Another way to see that there are four homotopy classes of maps $S^1\times S^1 \to SO(3)$ is to use the fact that $SO(3) = \mathbb{RP}^3$. So by cellular approximation, 

\begin{align*}
[S^1\times S^1, SO(3)] &= [S^1\times S^1, \mathbb{RP}^3]\\ 
&= [S^1\times S^1, \mathbb{RP}^{\infty}]\\ 
&= [S^1\times S^1, K(\mathbb{Z}_2, 1)]\\ 
&= H^1(S^1\times S^1; \mathbb{Z}_2)\\ 
&\cong \mathbb{Z}_2^2.
\end{align*}

More generally, the same argument shows that the set of homotopy classes of maps $\Sigma_g \to SO(3)$ is in bijective correspondence with $H^1(\Sigma_g; \mathbb{Z}_2)$. In particular, there are $2^{2g}$ such classes, which is consistent with the statement in the final paragraph of Dan Ramras' answer.
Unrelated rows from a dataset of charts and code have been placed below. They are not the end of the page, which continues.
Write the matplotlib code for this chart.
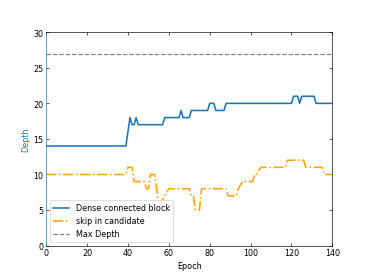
import matplotlib
matplotlib.use("Agg")
import matplotlib.pyplot as plt

# depth of the dense connected block (breakpoints, epoch -> depth)
dense_epoch = [0, 39, 41, 42, 43, 44, 45, 57, 58, 65, 66, 67, 70, 71, 79, 80, 82, 83, 87, 88,
               120, 121, 123, 124, 125, 131, 132, 140]
dense_depth = [14, 14, 18, 17, 17, 18, 17, 17, 18, 18, 19, 18, 18, 19, 19, 20, 20, 19, 19, 20,
               20, 21, 21, 20, 21, 21, 20, 20]

# skip connections in candidate
skip_epoch = [0, 39, 40, 42, 43, 48, 49, 50, 51, 53, 55, 56, 58, 60, 70, 71, 72, 73, 75, 76,
              88, 89, 93, 94, 96, 101, 102, 103, 105, 117, 118, 126, 127, 135, 136, 140]
skip_depth = [10, 10, 11, 11, 9, 9, 8, 8, 10, 10, 6, 6, 7, 8, 8, 7, 7, 5, 5, 8,
              8, 7, 7, 8, 9, 9, 10, 10, 11, 11, 12, 12, 11, 11, 10, 10]

max_depth = 27

fig, ax = plt.subplots(figsize=(6.4, 4.8), dpi=57.7)

ax.plot(dense_epoch, dense_depth, color='tab:blue', linewidth=2, label='Dense connected block')
ax.plot(skip_epoch, skip_depth, color='orange', linestyle='-.', linewidth=2, label='skip in candidate')
ax.axhline(max_depth, color='grey', linestyle='--', label='Max Depth')

ax.set_xlim(0, 140)
ax.set_ylim(0, 30)
ax.set_xlabel('Epoch')
ax.set_ylabel('Depth', color='tab:blue')
ax.spines['left'].set_color('tab:blue')
ax.tick_params(direction='in', top=True, right=True)
# left ticks blue, right ticks stay black
for t in ax.yaxis.get_major_ticks():
    t.tick1line.set_color('tab:blue')
ax.legend(loc='lower left')

fig.savefig('out.png', dpi=57.7)
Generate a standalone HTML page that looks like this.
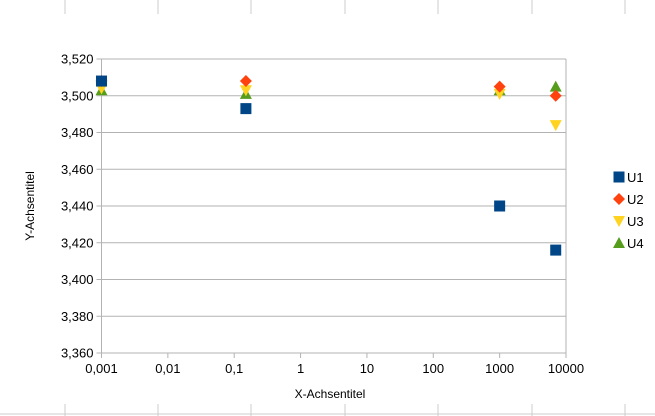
<!DOCTYPE html>
<html><head><meta charset="utf-8"><style>
body{margin:0;background:#fff;}
svg{display:block;font-family:"Liberation Sans",sans-serif;}
</style></head><body>
<svg id="c" width="655" height="416">
<g id="frame"></g>
<g id="grid"></g>
<g id="axes"></g>
<g id="marks"></g>
<text x="330" y="398" font-size="12" text-anchor="middle" fill="#000">X-Achsentitel</text>
<text x="34" y="206" font-size="12" text-anchor="middle" fill="#000" transform="rotate(-90 34 206)">Y-Achsentitel</text>
<g id="legend"></g>
</svg>
<script>
const xValues=[0.001,0.15,1000,7000];
const seriesNames=["U1","U2","U3","U4"];
const u1=[3.508,3.493,3.440,3.416];
const u2=[3.508,3.508,3.505,3.500];
const u3=[3.504,3.503,3.501,3.484];
const u4=[3.503,3.501,3.503,3.505];
const xTicks=[0.001,0.01,0.1,1,10,100,1000,10000];
const xTickLabels=["0,001","0,01","0,1","1","10","100","1000","10000"];
const yTicks=[3.36,3.38,3.40,3.42,3.44,3.46,3.48,3.50,3.52];
const yTickLabels=["3,360","3,380","3,400","3,420","3,440","3,460","3,480","3,500","3,520"];
const NS="http://www.w3.org/2000/svg";
const L=101.5,R=566,T=59,B=353;
const xs=v=>L+(Math.log10(v)+3)/7*(R-L);
const ys=v=>B-(v-3.36)/0.16*(B-T);
function mk(tag,attrs,parent){const e=document.createElementNS(NS,tag);for(const k in attrs)e.setAttribute(k,attrs[k]);parent.appendChild(e);return e;}
const fr=document.getElementById('frame');
[65,158,251,345,438,532,625].forEach(x=>{
 mk('line',{x1:x,y1:0,x2:x,y2:14,stroke:'#ccc'},fr);
 mk('line',{x1:x,y1:404,x2:x,y2:416,stroke:'#ccc'},fr);
});
mk('line',{x1:0,y1:414,x2:655,y2:414,stroke:'#ccc'},fr);
const g=document.getElementById('grid');
yTicks.forEach((t,i)=>{
 const l=mk('line',{x1:L-5,y1:ys(t),x2:R,y2:ys(t),stroke:'#b3b3b3'},g);
 
 
 const tx=mk('text',{x:L-8,y:ys(t)+4.5,'font-size':13,'text-anchor':'end',fill:'#000'},g);
 tx.textContent=yTickLabels[i];
 
 
});
const a=document.getElementById('axes');
mk('line',{x1:L,y1:T,x2:L,y2:B,stroke:'#b3b3b3'},a);
mk('line',{x1:R,y1:T,x2:R,y2:B,stroke:'#b3b3b3'},a);
xTicks.forEach((t,i)=>{
 mk('line',{x1:xs(t),y1:B,x2:xs(t),y2:B+5,stroke:'#b3b3b3'},a);
 const tx=mk('text',{x:xs(t),y:B+20,'font-size':13,'text-anchor':'middle',fill:'#000'},a);
 tx.textContent=xTickLabels[i];
 
 
});
const colors=["#004586","#ff420e","#ffd320","#579d1c"];
function marker(type,x,y,parent){
 if(type===0)return mk('rect',{x:x-5.5,y:y-5.5,width:11,height:11,fill:colors[0]},parent);
 if(type===1)return mk('polygon',{points:`${x},${y-6} ${x+6},${y} ${x},${y+6} ${x-6},${y}`,fill:colors[1]},parent);
 if(type===2)return mk('polygon',{points:`${x-6},${y-5} ${x+6},${y-5} ${x},${y+6}`,fill:colors[2]},parent);
 return mk('polygon',{points:`${x-6},${y+5} ${x+6},${y+5} ${x},${y-6}`,fill:colors[3]},parent);
}
const m=document.getElementById('marks');
const series=[u1,u2,u3,u4];
[3,2,1,0].forEach(s=>{
 series[s].forEach((v,i)=>{
  const e=marker(s,xs(xValues[i]),ys(v),m);
  
  
 });
});
const lg=document.getElementById('legend');
seriesNames.forEach((n,i)=>{
 const y=177+i*22;
 const e=marker(i,619,y,lg);
 
 
 const t=mk('text',{x:627,y:y+5,'font-size':13,fill:'#000'},lg);
 t.textContent=n;
 
 
});
</script>
</body></html>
As $\pi_2(G) = 0$ for a path-connected, finite-dimensional Lie group $G$, we can attach cells of dimension at least four to $G$ to obtain a $K(\pi_1(G), 1)$ which has the same three-skeleton as $G$. Hence, for any surface $\Sigma$ (orientable or otherwise) we have

\begin{align*}
[\Sigma, G] &= [\Sigma, K(\pi_1(G), 1)]\\ 
&= H^1(\Sigma; \pi_1(G))\\ 
&\cong \operatorname{Hom}(\pi_1(\Sigma), \pi_1(G))\\ 
&\cong \operatorname{Hom}(H_1(\Sigma; \mathbb{Z}), \pi_1(G))
\end{align*}

where the last step uses the fact that $\pi_1(G)$ is abelian. In particular, if $\Sigma$ is an orientable surface of genus $g$, then $H_1(\Sigma; \mathbb{Z}) \cong \mathbb{Z}^{2g}$ and therefore there are $|\pi_1(G)|^{2g}$ such maps. Again, this is consistent with Dan Ramras' answer.